Would you like me to send you a link of such a file via e-mail?
Take any x264 version of the last two years.
Encode anything you want with an average video bitrate between 1 and 2 Mbps.
Put it in either an AVI or Matroska container.
Use any preferences ranging between the two following values (from more "conservative" to more "extreme"):
--pass 2 --stats ".stats" --ref 5 --mixed-refs --no-fast-pskip --bframes 1 --b-rdo --bime --weightb --direct auto --filter -2,-1 --subme 6 --trellis 2 --analyse all --8x8dct --vbv-maxrate 25000 --threads 2 --thread-input --progress --no-dct-decimate --no-psnr --no-ssim --output "" ""
--pass 2 --stats ".stats" --ref 16 --mixed-refs --no-fast-pskip --bframes 3 --b-pyramid --b-rdo --bime --weightb --direct auto --filter -2,-1 --subme 7 --trellis 2 --analyse all --8x8dct --vbv-maxrate 25000 --me umh --threads 2 --thread-input --progress --no-dct-decimate --no-psnr --no-ssim --output "" ""

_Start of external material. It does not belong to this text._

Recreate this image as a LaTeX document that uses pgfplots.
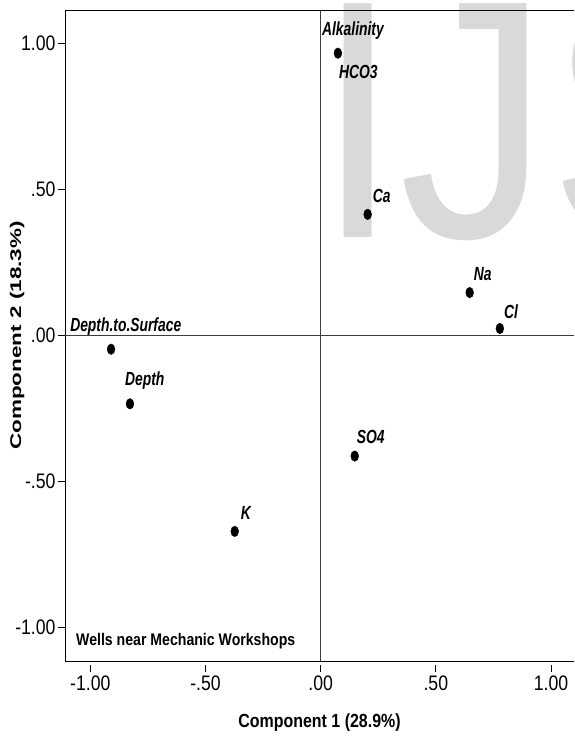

This has been happening with xine-lib since last autumn, in every distro I've laid my hands on.
I do not know whether it has been reported upstream or not.
But I know for sure that it has been reported for sure in the bugzilla of other distributions (ie Gentoo, Debian, Ubuntu etc).
Note: The encoding flags I use are far less sophisticated than the command from above. I usually produce videos for Quicktime compatibility, so I need to stay in the realm of H.264 simple profile (no B-Frames for instance).
http://www.mediamax.com/skotload/Hosted/xine_test.mp4
The bug exists, it is there, and has been there in all distributions, so it is from upstream. And this has been happening for over a year now (since October 2006).
So, xine developers should fix this.